Modern humans have existed on this earth for roughly 200,000 years, yet the first known recorded history of mankind is only 5,400 years old. That means, that during our time on this earth, we are only certain of 3% that has actually happened. Everything else is just our best guess — food for thought that is humbling to say the least.

With so many unknowns, one certainly must wonder what the first records of human history are. Artifacts and fossils provide some insight into the activity of pre-historic modern humans, yet there are no pieces of recorded history until sometime in the third millennium — these are very few and far between.

This week, for a change of pace, I thought we could look back and see exactly what these very first pieces of recorded history have to say about the world at that time.

SCORPION TOMB HIEROGLYPHS

As you may have guessed, the oldest recorded history comes out of ancient Egypt. The records are dated around 3,400-3,200 B.C. and are small hieroglyphs carved into bone found in the tomb of Scorpion I, presumed to be one of the first rulers of ancient Egypt.

The records reveal little as they are essentially ancient receipts for the exchange of grains and cloth. They do suggest, however, that some form of record keeping existed long before the creation of the Scorpion I hieroglyphs, yet none are known to exist today.

SUMERIAN BEER PAYSTUB

Beer has been a staple of modern humans for all of our known history. Though it didn’t fizz like today’s beer, had bits of grain floating in it, and was probably never served cold. Ancient humans enjoyed drinking beer as much as we do today.

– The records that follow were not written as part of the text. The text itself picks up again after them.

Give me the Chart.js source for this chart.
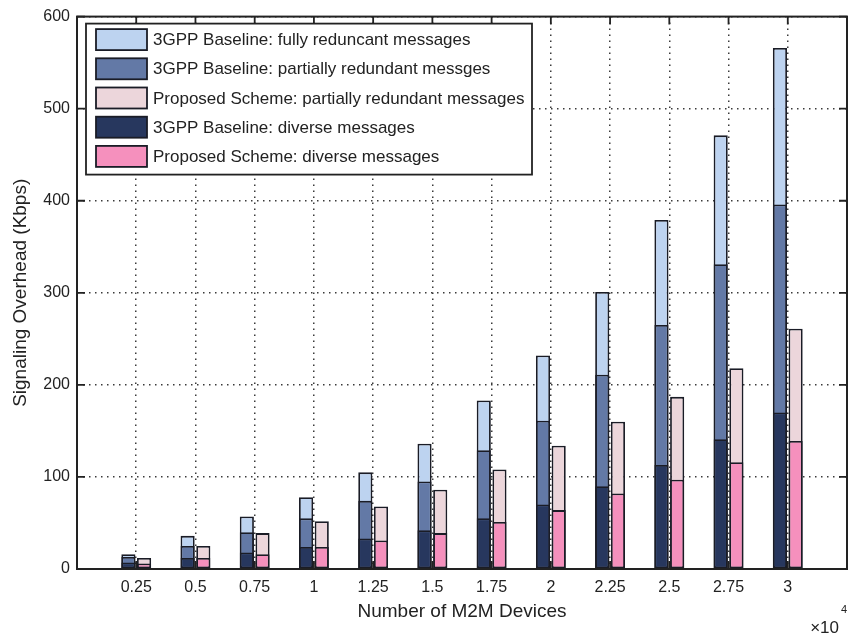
<!DOCTYPE html>
<html>
<head>
<meta charset="utf-8">
<script src="https://cdn.jsdelivr.net/npm/chart.js@4.4.1/dist/chart.umd.min.js"></script>
<style>
  html, body { margin: 0; padding: 0; background: #ffffff; }
  #wrap { width: 850px; height: 638px; }
</style>
</head>
<body>
<div id="wrap"><canvas id="chart" width="850" height="638"></canvas></div>
<script>
// Number of M2M devices (x 10^4)
const devices = [0.25, 0.5, 0.75, 1, 1.25, 1.5, 1.75, 2, 2.25, 2.5, 2.75, 3];
const deviceLabels = ['0.25', '0.5', '0.75', '1', '1.25', '1.5', '1.75', '2', '2.25', '2.5', '2.75', '3'];

// Signaling overhead (kbps), each value is the full height of its bar
const baselineFull     = [16, 36, 57, 78, 105, 136, 183, 232, 301, 379, 471, 566];
const baselinePartial  = [13, 25, 40, 55, 74, 95, 129, 161, 211, 265, 331, 396];
const baselineDiverse  = [7, 12, 18, 24, 33, 42, 55, 70, 90, 113, 141, 170];
const proposedPartial  = [12, 25, 39, 52, 68, 86, 108, 134, 160, 187, 218, 261];
const proposedDiverse  = [6, 12, 16, 24, 31, 39, 51, 64, 82, 97, 116, 139];

const yTicks = [0, 100, 200, 300, 400, 500, 600];

const INK = '#222222';
const EDGE = '#1a1c26';
const FONT = "'Liberation Sans', Arial, Helvetica, sans-serif";

const points = vals => devices.map((d, i) => ({ x: d, y: vals[i] }));

// Shorter bars come first so they are painted over the taller ones in the same slot
const datasets = [
  { label: '3GPP Baseline: diverse messages', data: points(baselineDiverse), backgroundColor: '#27375e', stack: 'baseline' },
  { label: 'Proposed Scheme: diverse messages', data: points(proposedDiverse), backgroundColor: '#f590bd', stack: 'proposed' },
  { label: '3GPP Baseline: partially redundant messges', data: points(baselinePartial), backgroundColor: '#6379a6', stack: 'baseline' },
  { label: 'Proposed Scheme: partially redundant messages', data: points(proposedPartial), backgroundColor: '#ecd6db', stack: 'proposed' },
  { label: '3GPP Baseline: fully reduncant messages', data: points(baselineFull), backgroundColor: '#bdd3f0', stack: 'baseline' }
];
datasets.forEach(ds => {
  ds.borderColor = EDGE;
  ds.borderWidth = 1.8;
  ds.borderSkipped = false;
  ds.categoryPercentage = 0.53;
  ds.barPercentage = 0.9;
});

// Legend rows, top to bottom, as dataset indices
const legendOrder = [4, 2, 3, 0, 1];

const boxPlugin = {
  id: 'boxAndTicks',
  afterDatasetsDraw(chart) {
    const { ctx, chartArea: a, scales: { x, y } } = chart;
    const tl = 8;
    ctx.save();
    ctx.strokeStyle = INK;
    ctx.lineWidth = 1.8;
    ctx.beginPath();
    devices.forEach(v => {
      const px = x.getPixelForValue(v);
      ctx.moveTo(px, a.bottom); ctx.lineTo(px, a.bottom - tl);
      ctx.moveTo(px, a.top); ctx.lineTo(px, a.top + tl);
    });
    yTicks.forEach(v => {
      const py = y.getPixelForValue(v);
      ctx.moveTo(a.left, py); ctx.lineTo(a.left + tl, py);
      ctx.moveTo(a.right, py); ctx.lineTo(a.right - tl, py);
    });
    ctx.stroke();
    ctx.lineWidth = 2;
    ctx.strokeRect(a.left, a.top, a.right - a.left, a.bottom - a.top);

    // exponent of the x axis
    ctx.fillStyle = INK;
    ctx.font = '17px ' + FONT;
    ctx.textAlign = 'right';
    ctx.textBaseline = 'middle';
    ctx.fillText('\u00d710', a.right - 8, 628);
    ctx.font = '11px ' + FONT;
    ctx.textAlign = 'left';
    ctx.fillText('4', a.right - 6, 610);
    ctx.restore();
  }
};

const legendPlugin = {
  id: 'boxLegend',
  afterDraw(chart) {
    const { ctx, chartArea: a } = chart;
    const left = a.left + 9, top = a.top + 7, w = 446, h = 151;
    const rowTop = top + 16, rowStep = 29.2;
    ctx.save();
    ctx.fillStyle = '#ffffff';
    ctx.fillRect(left, top, w, h);
    ctx.strokeStyle = INK;
    ctx.lineWidth = 1.8;
    ctx.strokeRect(left, top, w, h);
    ctx.font = '17px ' + FONT;
    ctx.textBaseline = 'middle';
    ctx.textAlign = 'left';
    legendOrder.forEach((di, r) => {
      const ds = chart.data.datasets[di];
      const cy = rowTop + r * rowStep;
      ctx.fillStyle = ds.backgroundColor;
      ctx.fillRect(left + 10, cy - 10.5, 51, 21);
      ctx.strokeStyle = EDGE;
      ctx.strokeRect(left + 10, cy - 10.5, 51, 21);
      ctx.fillStyle = INK;
      ctx.fillText(ds.label, left + 67, cy + 1);
    });
    ctx.restore();
  }
};

new Chart(document.getElementById('chart'), {
  type: 'bar',
  data: { datasets },
  plugins: [boxPlugin, legendPlugin],
  options: {
    responsive: false,
    animation: false,
    devicePixelRatio: 1,
    layout: { padding: { top: 15, right: 3, left: 0, bottom: 0 } },
    plugins: { legend: { display: false }, tooltip: { enabled: false } },
    scales: {
      x: {
        type: 'linear',
        min: 0,
        max: 3.25,
        offset: false,
        afterBuildTicks: s => { s.ticks = devices.map(v => ({ value: v })); },
        afterFit: s => { s.height = 69; },
        grid: { offset: false, color: '#3a3a3a', lineWidth: 1.5, drawTicks: false },
        border: { display: false, dash: [1.5, 4.5] },
        ticks: {
          autoSkip: false,
          maxRotation: 0,
          padding: 9,
          color: INK,
          font: { family: FONT, size: 16 },
          callback: (v, i) => deviceLabels[i]
        },
        title: {
          display: true,
          text: 'Number of M2M Devices',
          color: INK,
          font: { family: FONT, size: 19 },
          padding: { top: 0, bottom: 15 }
        }
      },
      y: {
        min: 0,
        max: 600,
        stacked: false,
        afterBuildTicks: s => { s.ticks = yTicks.map(v => ({ value: v })); },
        afterFit: s => { s.width = 77; },
        grid: { color: '#3a3a3a', lineWidth: 1.5, drawTicks: false },
        border: { display: false, dash: [1.5, 4.5] },
        ticks: {
          padding: 7,
          color: INK,
          font: { family: FONT, size: 16 },
          callback: v => String(v)
        },
        title: {
          display: true,
          text: 'Signaling Overhead (Kbps)',
          color: INK,
          font: { family: FONT, size: 19 },
          padding: { top: 9, bottom: 0 }
        }
      }
    }
  }
});
</script>
</body>
</html>
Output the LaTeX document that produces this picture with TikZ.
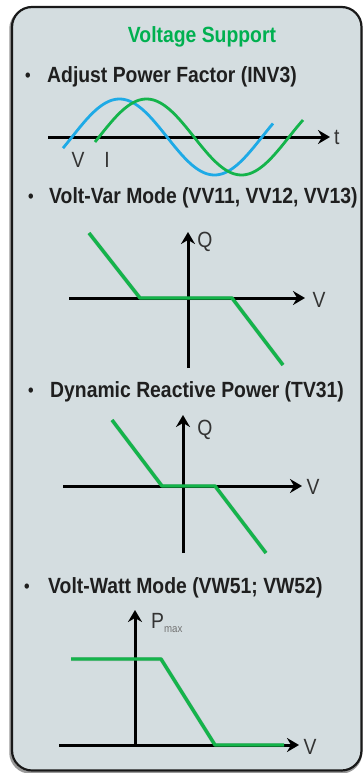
\documentclass[tikz,border=0pt]{standalone}
\usepackage{fontspec}
\setmainfont{Liberation Sans}[FakeStretch=0.88]
\usetikzlibrary{arrows.meta}
\definecolor{panel}{RGB}{212,221,224}
\definecolor{ttlgreen}{RGB}{0,176,80}
\definecolor{crvgreen}{RGB}{20,180,75}
\definecolor{crvblue}{RGB}{30,170,230}
\definecolor{frm}{RGB}{25,25,25}
\tikzset{
  frame/.style={draw=frm,line width=2.2pt,fill=panel,rounded corners=20pt},
  heading/.style={anchor=base west,inner sep=0pt,font=\fontsize{22}{26}\selectfont\bfseries,text=black!88},
  bul/.style={anchor=base,inner sep=0pt,font=\fontsize{18}{22}\selectfont\bfseries,text=black!88},
  axlbl/.style={inner sep=0pt,font=\fontsize{22}{25}\selectfont,text=black!80},
  axis/.style={draw=black,line width=3pt,-{Stealth[length=12pt,width=14pt,inset=4pt]}},
  gline/.style={draw=crvgreen,line width=3.4pt,line join=round},
  gshadow/.style={draw=black,opacity=0.15,line width=4pt,line join=round},
  wave/.style={line width=2.8pt,samples=120,smooth}
}
\begin{document}
\begin{tikzpicture}[x=1pt,y=-1pt]
\useasboundingbox (0,0) rectangle (363,773);
% frame shadow and frame
\draw[draw=black!40,line width=2.5pt,rounded corners=20pt] (10.5,9) rectangle (361,772.5);
\path[frame] (12,7) rectangle (361.5,770.5);

% title
\node[anchor=base,inner sep=0pt,font=\fontsize{22}{26}\selectfont\bfseries,text=ttlgreen] (title) at (202,43) {Voltage Support};

% ---- section 1 ----
\node[bul] (b1) at (28,82) {\textbullet};
\node[heading] (h1) at (47,83) {Adjust Power Factor (INV3)};
\coordinate (t0) at (48,137);
\coordinate (t1) at (330,137);
\draw[axis] (t0) -- (t1);
\node[axlbl,anchor=base west] (tl) at (334,144) {t};
\draw[wave,crvblue,domain=63:273] plot (\x,{137-38*sin(1.894737*(\x-72))});
\draw[wave,crvgreen,domain=95:303] plot (\x,{137-38*sin(1.894737*(\x-99))});
\node[axlbl,anchor=base] (vl) at (78,167) {V};
\node[axlbl,anchor=base] (il) at (107,167) {I};

% ---- section 2 ----
\node[bul] (b2) at (31,202) {\textbullet};
\node[heading] (h2) at (49,203) {Volt-Var Mode (VV11, VV12, VV13)};
\coordinate (a2l) at (69,298);
\coordinate (a2r) at (305,298);
\coordinate (a2b) at (188,368);
\coordinate (a2t) at (188,232);
\draw[axis] (a2l) -- (a2r);
\draw[axis] (a2b) -- (a2t);
\node[axlbl,anchor=base] (v2) at (319,307) {V};
\node[axlbl,anchor=base] (q2) at (205,247) {Q};
\coordinate (g2a) at (89,233);
\coordinate (g2b) at (140,298);
\coordinate (g2c) at (232,298);
\coordinate (g2d) at (283,365);
\draw[gshadow,shift={(1.5,2)}] (g2a) -- (g2b) -- (g2c) -- (g2d);
\draw[gline] (g2a) -- (g2b) -- (g2c) -- (g2d);

% ---- section 3 ----
\node[bul] (b3) at (31,396) {\textbullet};
\node[heading] (h3) at (50,397) {Dynamic Reactive Power (TV31)};
\coordinate (a3l) at (63,486);
\coordinate (a3r) at (302,486);
\coordinate (a3b) at (183,553);
\coordinate (a3t) at (183,415);
\draw[axis] (a3l) -- (a3r);
\draw[axis] (a3b) -- (a3t);
\node[axlbl,anchor=base] (v3) at (313,494) {V};
\node[axlbl,anchor=base] (q3) at (205,435) {Q};
\coordinate (g3a) at (112,420);
\coordinate (g3b) at (162,486);
\coordinate (g3c) at (215,486);
\coordinate (g3d) at (266,553);
\draw[gshadow,shift={(1.5,2)}] (g3a) -- (g3b) -- (g3c) -- (g3d);
\draw[gline] (g3a) -- (g3b) -- (g3c) -- (g3d);

% ---- section 4 ----
\node[bul] (b4) at (27,592) {\textbullet};
\node[heading] (h4) at (48,593) {Volt-Watt Mode (VW51; VW52)};
\coordinate (a4l) at (59,745);
\coordinate (a4r) at (299,745);
\coordinate (a4b) at (135,745);
\coordinate (a4t) at (135,610);
\draw[axis] (a4l) -- (a4r);
\draw[axis] (a4b) -- (a4t);
\node[axlbl,anchor=base] (v4) at (310,754) {V};
\node[axlbl,anchor=base west] (p4) at (151,628) {P\raisebox{-0.35ex}{\fontsize{11}{12}\selectfont\color{black!55}max}};
\coordinate (g4a) at (71,659);
\coordinate (g4b) at (161,659);
\coordinate (g4c) at (215,745);
\coordinate (g4d) at (284,745);
\draw[gshadow,shift={(1.5,2)}] (g4a) -- (g4b) -- (g4c) -- (g4d);
\draw[gline] (g4a) -- (g4b) -- (g4c) -- (g4d);
\end{tikzpicture}
\end{document}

In modern day Iraq, a 5,000-year-old Sumerian tablet was uncovered that was revealed to be a paystub. What was interesting is it appears that the worker was paid in beer. Though it may seem like low pay to us, in the third millennium, food and metal currency were scarce, so goods and services were often “as good as gold.”

HIEROGLYPHIC BILLBOARD

Near a modern village in Egypt, carved on a rock are some hieroglyphs that are estimated to be around 5,000 years old. These are some of the largest hieroglyphs ever found, and though they are not entirely decipherable, it’s assumed by many archaeologists and historians that they are either an advertisement or a statement of some sort. For that reason alone, the hieroglyphs have been nicknamed the “Billboard”

NARMER PALETTE

The next oldest record of history was found in 1898 in the Egyptian temple of Horus. Again, these are hieroglyphs, but they are valued for their exquisiteness and that the tablets are fully intact. Most agree that the tablets date to around 3,000 B.C. Unfortunately, historians and archeologists have yet to agree on the interpretations of the tablets. All that is known for sure is the tablets refer to Narmer, the First Dynasty king of Egypt.

SEAL OF SETH

In the tomb of Seth-Peribsen was found a clay seal that is believed to be the first “sentence” made entirely out of hieroglyphs. “The one of Ombos (Seth) has handed over the two realms to his son, the King of Upper and Lower Egypt, Peribsen.” The inscription is believed to be from approximately 2,900 B.C.

KESH TEMPLE HYMN

Found in modern day Iraq, the Kesh Temple Hymn is the oldest liturgy ever to be uncovered. It is guessed to be from 2,500 B.C. and has been fully translated. The hymn is a creation story and ode to a Sumerian God.

It’s often hard to fathom that we humans seem to know so much about the world around us, yet know so little about ourselves. For anyone who has ever wondered why we study history, they need only think of that. Undoubtedly our human ancestors felt the same and began to record certain aspects of life.

In an interesting twist of fate, their history is set in stone and has survived centuries of warfare, plague and everything else that humankind has endured. That being the case, one has to wonder, in our world of virtual technology where few records are physically recorded, what of our lives will endure the test of time? Will future humans look back and know what happened in the world, or are we creating a dark age of sorts that will leave future historians guessing as best they can?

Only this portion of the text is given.